Na een verjaardagspartijtje thuis – met veel vriendjes over de vloer, want gezellig was het wel – wilde Moeder nog even een boodschapje doen. Zij wilde het verse loonzakje aanbreken. Als gezegd: ik had geen besef van het gesappel. Maar de reactie van Moeder, toen, deed me vrezen dat het einde der tijden nabij was. Asgrauw, lijkwit, pimpelpaars en volkomen overstuur staarde zij vol afgrijzen naar de botervloot in haar handen: Paniek! Stop de persen. Sluit de deuren! Bewaak de grenzen! ‘Waar is het loonzakje !!?’ Weg, zoek, verdwenen…. Uren verstreken. Vader en Moeder zochten honderd keer de hele servieskast door, het hele huis, kelder, klerenkast, toilet. Maar het loonzakje bleef weg. Net als hun de nachtrust waarschijnlijk..

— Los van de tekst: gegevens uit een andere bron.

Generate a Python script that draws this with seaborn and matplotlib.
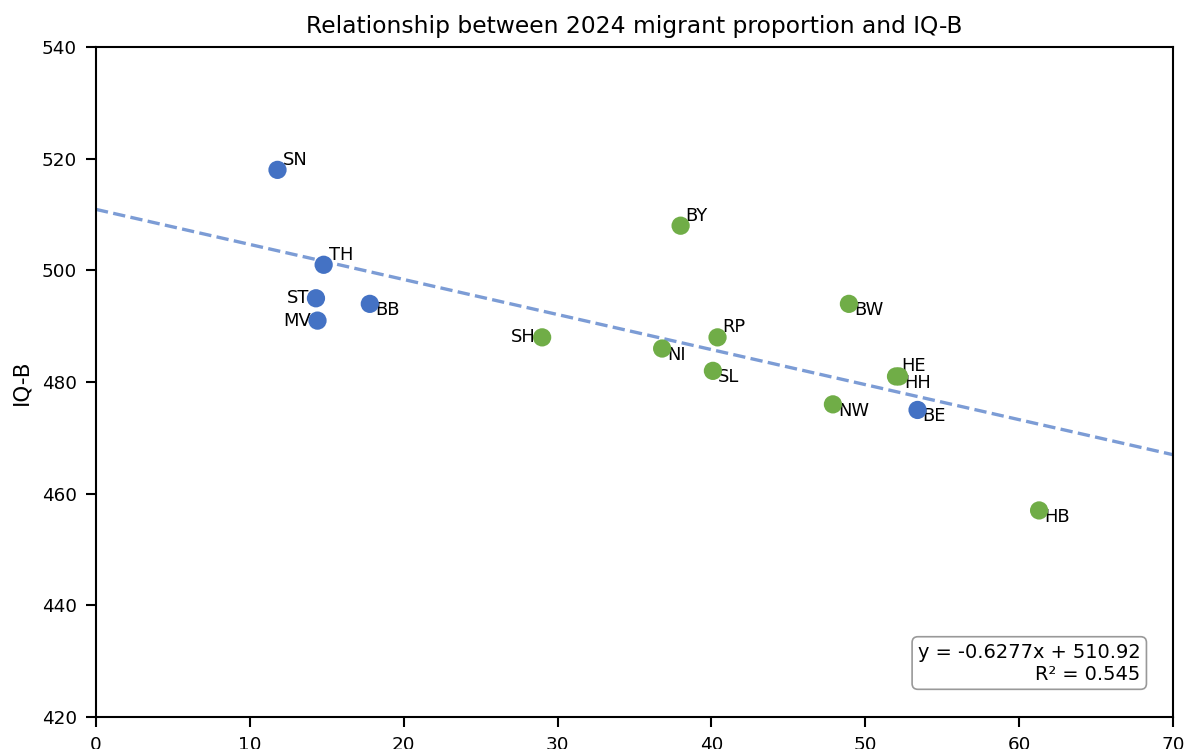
import numpy as np
import pandas as pd
import matplotlib
matplotlib.use('Agg')
import matplotlib.pyplot as plt
import seaborn as sns


# Daten: Migrantenanteil 2024 (%) und IQB-Punkte je Bundesland
states = ['SN', 'TH', 'ST', 'MV', 'BB', 'SH', 'BY', 'NI',
          'RP', 'SL', 'BW', 'HE', 'HH', 'NW', 'BE', 'HB']
migrant_share = [11.8, 14.8, 14.3, 14.4, 17.8, 29.0, 38.0, 36.8,
                 40.4, 40.1, 48.94, 52.0, 52.2, 47.9, 53.4, 61.3]
iqb_score = [518, 501, 495, 491, 494, 488, 508, 486,
             488, 482, 494, 481, 481, 476, 475, 457]
region = ['Ost', 'Ost', 'Ost', 'Ost', 'Ost', 'West', 'West', 'West',
          'West', 'West', 'West', 'West', 'West', 'West', 'Ost', 'West']

# Beschriftung: links, oben rechts oder unten rechts vom Punkt
label_pos = ['above', 'above', 'left', 'left', 'below', 'left', 'above', 'below',
             'above', 'below', 'below', 'above', 'below', 'below', 'below', 'below']

df = pd.DataFrame({'state': states, 'migrant': migrant_share,
                   'iqb': iqb_score, 'region': region})

# Regression
slope, intercept = np.polyfit(df['migrant'], df['iqb'], 1)
pred = slope * df['migrant'] + intercept
r2 = 1 - ((df['iqb'] - pred) ** 2).sum() / ((df['iqb'] - df['iqb'].mean()) ** 2).sum()

sns.set_theme(style='ticks', context='notebook')
plt.rcParams['font.family'] = ['DejaVu Sans']
plt.rcParams['axes.edgecolor'] = 'black'
plt.rcParams['text.color'] = 'black'
plt.rcParams['axes.labelcolor'] = 'black'
plt.rcParams['xtick.color'] = 'black'
plt.rcParams['ytick.color'] = 'black'

fig = plt.figure(figsize=(1186 / 120, 749 / 120), dpi=120)
ax = fig.add_axes([0.0809, 0.0427, 0.9081, 0.8945])

xmin, xmax = 0, 70
xs = np.linspace(xmin, xmax, 2)
ax.plot(xs, slope * xs + intercept, '--', color='#4472C4', alpha=0.7, lw=2, zorder=1)

sns.scatterplot(data=df, x='migrant', y='iqb', hue='region',
                palette={'Ost': '#4472C4', 'West': '#70AD47'},
                s=120, linewidth=0, legend=False, ax=ax, zorder=4)

for name, x, y, pos in zip(states, migrant_share, iqb_score, label_pos):
    if pos == 'left':
        ax.annotate(name, (x, y), xytext=(-4, 0), textcoords='offset points',
                    ha='right', va='center', fontsize=10.7)
    elif pos == 'above':
        ax.annotate(name, (x, y), xytext=(3, 3), textcoords='offset points',
                    ha='left', va='baseline', fontsize=10.7)
    else:
        ax.annotate(name, (x, y), xytext=(3, -6.8), textcoords='offset points',
                    ha='left', va='baseline', fontsize=10.7)

ax.text(0.97, 0.05, f'y = {slope:.4f}x + {intercept:.2f}\nR² = {r2:.3f}',
        transform=ax.transAxes, ha='right', va='bottom', fontsize=11.6,
        multialignment='right',
        bbox=dict(boxstyle='round', facecolor='white', edgecolor='gray', alpha=0.8))

ax.set_xlim(xmin, xmax)
ax.set_ylim(420, 540)
ax.set_title('Relationship between 2024 migrant proportion and IQ-B', fontsize=14, pad=8.5)
ax.set_xlabel('')
ax.set_ylabel('IQ-B', fontsize=12.8, labelpad=6)
ax.tick_params(labelsize=11, pad=5.5)

fig.savefig('out.png', dpi=120)
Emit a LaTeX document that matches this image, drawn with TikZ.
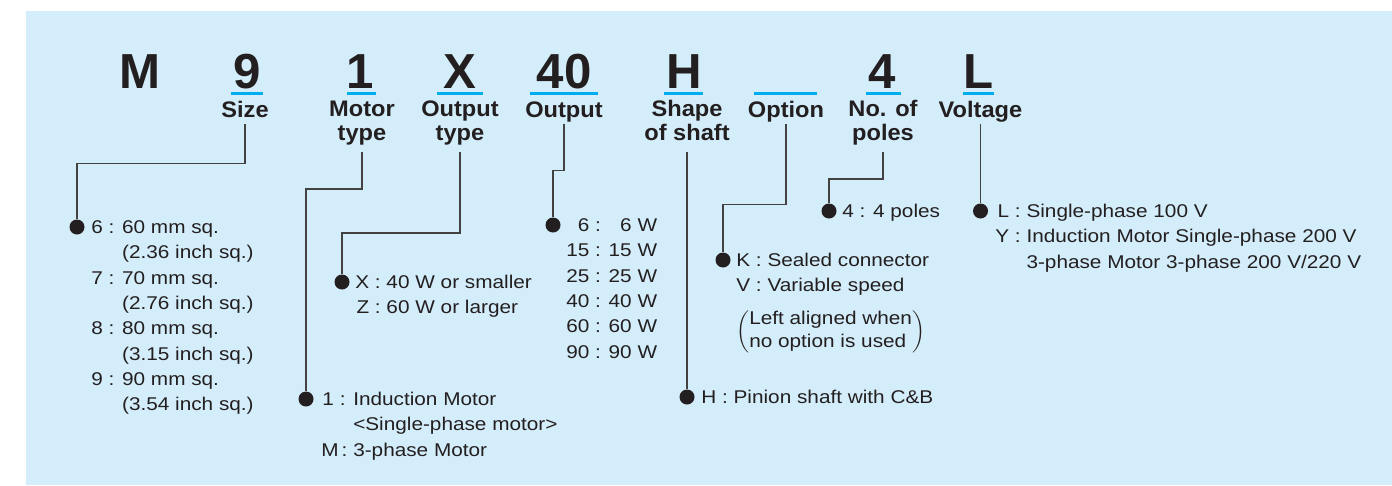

De volgende ochtend kwam Oma op de koffie en trof haar dochter in een failliete stemming. Oma hoorde het verhaal aan, leefde mee, bood hulp, geld lenen? al had ze zelf nauwelijks iets te makken. Maar ze begreep niet hoe zoiets kon. ‘Waar lag het dan? In die mooie botervloot?’ Ze stond voor de servieskast alsof ze het gebied positief wilde instralen. ‘Deze?’ ze pakte de gebloemde botervloot. ‘Heb je echt goed gekeken?’ Ze tilde het deksel op, maar zag slechts de bodem van onze schatkist. Terwijl ze de botervloot weer wilde afdekken, stokte haar beweging, haar blik gefixeerd op het deksel dat nu omgekeerd in haar hand lag. ‘Kijk eens!’, zei ze, eerst zachtjes, verbaasd. ‘Kijk nou eens!!’ En nu brak in haar stem de zon door! Moeder keek vermoeid op van haar lauwe koffie, die niet wilde smaken. Ze volgde oma’s blik, en verstarde toen in een uitdrukking vol ongeloof. In de binnenkant van het deksel geklemd, lachte vaders loonzakje haar toe. Het wat stugge papier had zich kennelijk vastgezet in de holte van het porselein.
En zo – door even rustig te kijken - loste Oma de Botervloot Depressie van de jaren ’60 op. Het bleef onopgemerkt, een Nobel-prijs zat er nooit in. Maar een mooi verhaal is het wel, achteraf.

Onlangs, ruim 40 jaar later, kwam de bewuste botervloot weer tevoorschijn uit een vergeten hoekje, altijd meeverhuisd. En dat bracht ook het verhaal van het verdwenen loonzakje weer terug, en de korte maar heftige Botervloot Depressie.

Ik moest ineens denken aan al die bankdirecteuren, beursgoeroes, termijn speculanten en andere graaigrage loonzakken. Misschien moesten die nog eens een keer goed rondneuzen in hun failliete boedel. Allicht vinden ze nog een vergeten botervloot met verrassende inhoud. Maar: boter zal het niet zijn, want dat hebben ze al die jaren met royale hand op hun hoofd gesmeerd.